Specialty stores, by their very natures, need higher profit margins. We don't ordinarily sell by volume, but by specialness, therefore every sale counts. But in the a retail world dominated by mass market discounters, it can be very, very difficult to maintain your margins. Sure, you try to offer more service, selection, knowledge, etc. but PRICE is king. Always was, always will be, despite what the consumer might say.

I was told early on that I would need about a 40% markup to stay in business, and I have found this to be generally true. But over the last few years, as my product has begun to show up more and more in the mass market, the margins on many of my items has dropped to more like 30 - 35%. (This is not counting the stuff damaged, stolen, or that just sits on the shelf and never sells.) At the same time, all expenses in Bend have risen, until we are one of the most expensive places in Oregon.

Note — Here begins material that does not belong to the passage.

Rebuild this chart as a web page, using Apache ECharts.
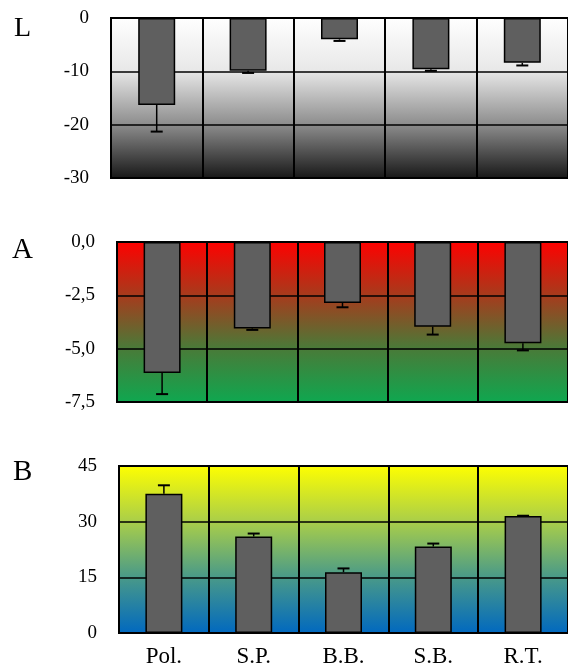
<!DOCTYPE html>
<html>
<head>
<meta charset="utf-8">
<script src="https://cdn.jsdelivr.net/npm/echarts@6/dist/echarts.min.js"></script>
<style>
html,body{margin:0;padding:0;background:#fff;}
#chart{width:568px;height:669px;}
</style>
</head>
<body>
<div id="chart"></div>
<script>
const categories = ['Pol.', 'S.P.', 'B.B.', 'S.B.', 'R.T.'];
const lValues = [-16.3, -9.9, -4.0, -9.6, -8.4];
const lErrors = [5.0, 0.4, 0.3, 0.3, 0.5];
const aValues = [-6.14, -4.05, -2.86, -3.97, -4.75];
const aErrors = [0.99, 0.07, 0.2, 0.37, 0.33];
const bValues = [37.5, 26.0, 16.4, 23.3, 31.5];
const bErrors = [2.3, 0.8, 1.0, 0.8, 0.1];
const panelLetters = ['L', 'A', 'B'];

const FONT = '"Liberation Serif", "DejaVu Serif", serif';
const chart = echarts.init(document.getElementById('chart'), null, {renderer: 'canvas'});
const G = echarts.graphic.LinearGradient;

const grids = [
  {left: 111, top: 18, width: 459, height: 160,
   bg: new G(0, 0, 0, 1, [{offset: 0, color: '#ffffff'}, {offset: 0.33, color: '#e8e8e8'}, {offset: 0.66, color: '#8e8e8e'}, {offset: 1, color: '#161616'}])},
  {left: 117, top: 242, width: 453, height: 160,
   bg: new G(0, 0, 0, 1, [{offset: 0, color: '#ff0000'}, {offset: 0.33, color: '#a83a1c'}, {offset: 0.66, color: '#4a7a38'}, {offset: 1, color: '#0ea850'}])},
  {left: 119, top: 466, width: 451, height: 167,
   bg: new G(0, 0, 0, 1, [{offset: 0, color: '#ffff00'}, {offset: 0.33, color: '#abcf48'}, {offset: 0.66, color: '#4a9a88'}, {offset: 1, color: '#0068c0'}])}
];

const yDefs = [
  {min: -30, max: 0, interval: 10, fmt: v => String(v)},
  {min: -7.5, max: 0, interval: 2.5, fmt: v => v.toFixed(1).replace('.', ',').replace('-0,0', '0,0')},
  {min: 0, max: 45, interval: 15, fmt: v => String(v)}
];
const vals = [lValues, aValues, bValues];
const errs = [lErrors, aErrors, bErrors];

function errRender(params, api) {
  const p1 = api.coord([api.value(0), api.value(1)]);
  const p2 = api.coord([api.value(0), api.value(2)]);
  const cap = 6;
  return {
    type: 'group',
    children: [
      {type: 'line', shape: {x1: p1[0], y1: p1[1], x2: p2[0], y2: p2[1]}, style: {stroke: '#000', lineWidth: 1.5}},
      {type: 'line', shape: {x1: p2[0] - cap, y1: p2[1], x2: p2[0] + cap, y2: p2[1]}, style: {stroke: '#000', lineWidth: 2}}
    ]
  };
}

const option = {
  animation: false,
  backgroundColor: '#fff',
  grid: grids.map(g => ({left: g.left, top: g.top, width: g.width, height: g.height, show: true,
    backgroundColor: g.bg, borderColor: '#000', borderWidth: 2})),
  xAxis: grids.map((g, i) => ({
    type: 'category', gridIndex: i, data: categories,
    axisLine: {show: false}, axisTick: {show: false},
    axisLabel: {show: i === 2, fontFamily: FONT, fontSize: 23, color: '#000', margin: 12},
    splitLine: {show: true, lineStyle: {color: '#000', width: 2}}
  })),
  yAxis: yDefs.map((d, i) => ({
    type: 'value', gridIndex: i, min: d.min, max: d.max, interval: d.interval,
    axisLine: {show: false}, axisTick: {show: false},
    axisLabel: {fontFamily: FONT, fontSize: 19, color: '#000', margin: 22, formatter: d.fmt},
    splitLine: {show: true, lineStyle: {color: '#000', width: 1.5}}
  })),
  series: [].concat(
    vals.map((v, i) => ({
      type: 'bar', xAxisIndex: i, yAxisIndex: i, data: v, barWidth: 37,
      itemStyle: {color: '#5f5f5f', borderColor: '#000', borderWidth: 1.5}, z: 3
    })),
    vals.map((v, i) => ({
      type: 'custom', xAxisIndex: i, yAxisIndex: i, renderItem: errRender, z: 4,
      data: v.map((y, k) => [k, y, y + (y < 0 ? -1 : 1) * errs[i][k]])
    }))
  ),
  graphic: [
    {type: 'text', left: 14, top: 15, style: {text: panelLetters[0], font: '28px ' + FONT, fill: '#000'}},
    {type: 'text', left: 12, top: 236, style: {text: panelLetters[1], font: '29px ' + FONT, fill: '#000'}},
    {type: 'text', left: 13, top: 458, style: {text: panelLetters[2], font: '29px ' + FONT, fill: '#000'}}
  ]
};
chart.setOption(option);
</script>
</body>
</html>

So the landlord raises your rent 1.00, and adds a .35 triple net. On a thousand square foot space, that would be 1350.00 more in rent. That's pretty hard to take, but in reality you need to make 1350.00 divided by your profit margin. So if your margin is 35%, you need to earn 3857.14 more per month, of 128.57 more each and every day of the month.

Believe me, if I knew where to make another 128.57 a day, I'd be doing it. And that figure seems even more intimidating on a cold, snowy, wet blustery Tuesday in February, when you've had 5 people in the door all day.

So, you say, it must be that the higher end stores must sell more, or make higher margins? Why? Margins are always close to edge of survivability or someone else will come along and be cheaper than you. Selling more? At higher prices? Maybe. But I suspect that they sell more at higher prices, LESS OFTEN. So it evens out. The higher the cost of inventory, the more risk. There just isn't any free lunch, and I haven't noticed that higher end stores last any longer than your average funky store. In fact, the opposite. Most businesses that I have seen survive downtown over the LONG run have been modest business, with nice but not overly expensive product. I have seen a huge number of 'high end' business come and go.